A Cumbuca, agora padaria artesanal, caiu nas graças da vizinhança, que também costuma lotar as mesas do local para tomar café, às vezes acompanhado de um doce. O número de funcionários triplicou, e o cozinheiro e proprietário virou o padeiro oficial da casa onde, segundo ele, só não se produz o que já vem embalado.
Para leve decepção de Alexandre, fã de fermentação natural — que em geral resulta em pães mais ácidos e cascudos que os de fermentação biológica —, os queridinhos da clientela são os mais tradicionais, como o francês (à moda da casa, feito com levain), o pão d'água e a baguete. Ainda assim, sempre oferece opções "diferentonas", como o rústico com nozes.
Depois de uma pausa, voltou com opções de almoços servidos na cumbuca, nome que batiza o negócio. Foi surpreendido pela renovação do público, quase todo composto de moradores do entorno.
— O Bom Fim é especial, tende a abraçar o que gosta. Fomos acolhidos. Tem gente que não vinha aqui quando era restaurante e virou cliente da padaria. O pão mudou minha vida — diz.

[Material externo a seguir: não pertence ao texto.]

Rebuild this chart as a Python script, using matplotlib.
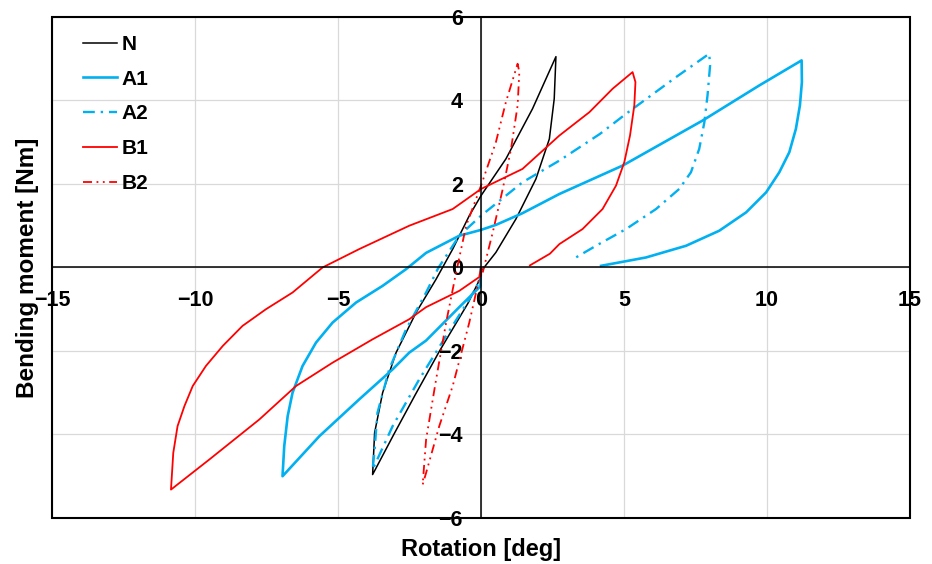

Barbarella Bakery: pão artesanal antes de ser legal
O termo fermentação natural dizia pouco ou nada para a maioria dos porto-alegrenses quando, em 2002, Ana Zita Klein abriu as portas da Barbarella Bakery na Rua Dinarte Ribeiro. Para a engenheira de alimentos, o levain já significava muito. Graças ao seu estudo sobre o fermento agora na moda, no fim dos anos 1990, ela ganhou reconhecimento entre os pares. Resolveu aplicar o que havia aprendido no próprio negócio.
— Eu brinco que meu estágio foi na Barbarella. Ela é bakery porque é cosmopolita, com receitas de vários lugares. E é também um resgate dos bons pães, das boas padarias que existiam nas décadas de 1960 e 1970. Fui aprimorando — conta Ana, que pesquisou o levain em seu trabalho de conclusão da faculdade.
A novidade logo atraiu a atenção da vizinhança e dos meios de comunicação — ostenta nas paredes reconhecimentos de pelo menos três publicações diferentes. Pães americanos, como o bagel, franceses, como a baguete, ou uma versão sofisticada do bom e velho pão de aipim estão entre as múltiplas opções da casa, que pouco mudaram com o passar dos anos.
A padaria com opções além do tradicional chamou a atenção não só pelo cardápio, mas pelo lugar em que foi instalada, um sobrado amplo no Moinhos de Vento, cujas paredes receberam a ilustração da heroína francesa que dá nome ao local feita pelo grafiteiro Leopoldo Kunrath. Meia dúzia de mesas na calçada e um extenso horário de funcionamento (abre todos os dias do ano até as 22h) convidavam os clientes a um happy hour — no cardápio há opções diversas, de saladas a sanduíches, todas acompanhadas de algum tipo de pão.
Aos poucos, Ana viu a concorrência surgir — somente nas imediações há pelo menos dois outros estabelecimentos com perfil semelhante — e o modo de consumo se modificar. Com a crise, a ocupação das meses diminuiu, mas a padaria cresceu tanto que começou a fabricar opções que podem ser finalizadas em casa — a ideia é vendê-las para supermercados em breve. Se a fermentação natural fez sua fama, vê na simplicidade dos pães tradicionais uma das vias mais sustentáveis de seu negócio.
— O levain abriu as portas, mas o francês está entre os que mais vende... É um pão afetivo — diz.